Mage (Netdraw) visualisation test screenshot

Finally, an accidental visualisation. I was testing some of UCINET’s export settings, and ended up somehow revisualising the network in Mage – which, like Pajek can be, uses a 3D layout. I have hardly gone through the options with this visualisation, but after generating all those maps, I was rather taken with the easy ability to rotate the network, including various degrees of shading to further emphasise the position of vertices in the 3D layout. The screenshot doesn’t really do it justice, but again I still need to go through the export options.

All of the tools I tested generated usable maps, with various degrees of customatisation.

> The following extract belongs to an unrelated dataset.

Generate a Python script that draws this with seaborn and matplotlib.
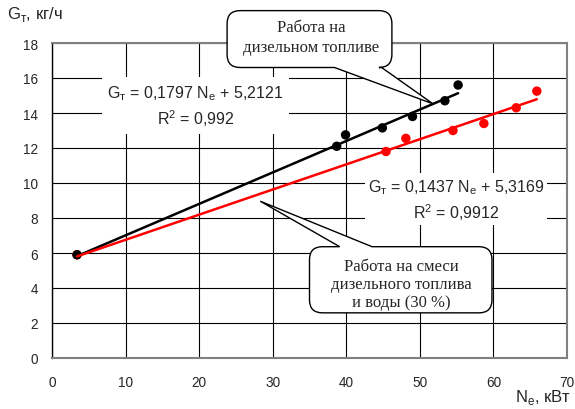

All except ManyEyes work offline, and all except UCINET (which has a free trial version) are freely available for download (however, .NetMap does require the rather not-free Excel 2007 for most of its stuff, although I think there is a standalone version too…). I imagine there are many other visualisation options available, too, although having more than five or so working options is possibly overkill. Nevertheless, the amount of data and the format used will dictate which visualisation program I use for my work. The ease of going from a basic two-column spreadsheet to the above maps is very pleasing, though, and even with my non-existant background in networks, informatics, stats, and other mathematical abilities, the ability to generate these will help my research.

[I also wanted to test out Gephi, but even after adding extensions to the version of Excel running on here, the xml file exported from Excel with the blog links has not yet been imported successfully by Gephi. Still, it’s another program that I will keep an eye on and try to get working later.]